In March, for example, Netflix organized a six-week program called “TV Writers’ Lab 6×6” in partnership with the National Creative Industries Group in Kuwait.

“Ultimately, we want to use our scale and influence to provide Arab talent and filmmakers with a platform to gain fans globally,” El-Tayeb said.

The growing investment in the entertainment sectors of regional economies, particularly Saudi Arabia, is helping to expand the pool of talent in the region, she added.

“We want to be a meaningful part of the creative communities in the region and that means developing the talent pipeline and giving new voices a chance to be heard,” said El-Tayeb.

“Whether it’s through training programs, financial support, industry partnerships, or our contribution at regional film festivals, we are striving to build a solid network of talent for the Arab entertainment industry, and creating new opportunities for Arab writers, filmmakers and below-the-line talent.”

Netflix’s focus in the region is, to a large extent, geared toward the development of female talent through content, workshops and financial support, she added.

“Women’s historic lack of representation behind and in front of the camera means that they have no autonomy over their stories and are therefore boxed into roles that no longer represent their lives,” said El-Tayeb.

This year, Netflix partnered with Sard, a dedicated hub in Egypt for scriptwriters from the Arab world, for “Because She Created,” a program designed to coach women in creative writing and help them to develop their storytelling and creative-expression skills.

In July it launched, also under the title “Because She Created,” a specially curated collection of 21 films by Arab female filmmakers, and partnered with the Arab Fund for Arts and Culture to provide a one-time grant of $250,000 for female producers and directors in the Arab world through the Netflix Fund for Creative Equity.

“We want to create a level playing field for women filmmakers in the region and create a space for more equitable storytelling across the board,” El-Tayeb said.

Netflix lost more than 1 million subscribers, globally, in the first half of this year. However, its efforts to recoup this loss seem have paid off as the streaming service reported a gain of 2.4 million subscribers in the third quarter.

In the region, StarzPlay, Netflix and Shahid VIP were the video-streaming market leaders last year, accounting for more than 60 percent of subscribers, according to market research firm Dataxis. Looking ahead, analysts predict Shahid VIP will be the marker leader followed by Netflix, with each service forecast to hold more than 20 percent of market share by 2026.

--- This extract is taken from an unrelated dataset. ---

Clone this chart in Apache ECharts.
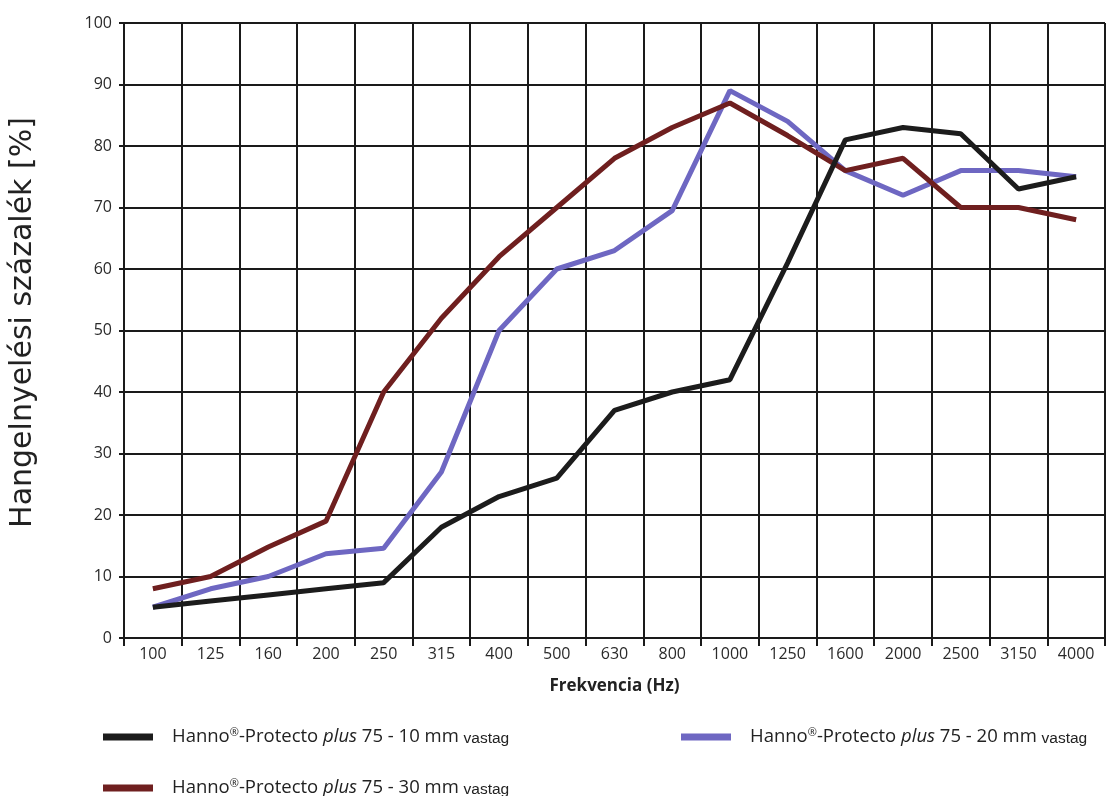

The entrance to the regional market of other global streaming services, such as Disney+ and Discovery+, as well as OSN’s service in the region have further heightened competition.

“We believe competition is healthy and ultimately drives better content for people,” El-Tayeb said. “We take immense pride in the content we make available and know that people will always find the Netflix experience to be unique.”

As competition heats up, the company aims to offer a “broader spectrum of entertainment choices” to subscribers through its fledgling gaming platform, said El-Tayeb. It expects to have 50 games available by the end of the year, with 55 more in development.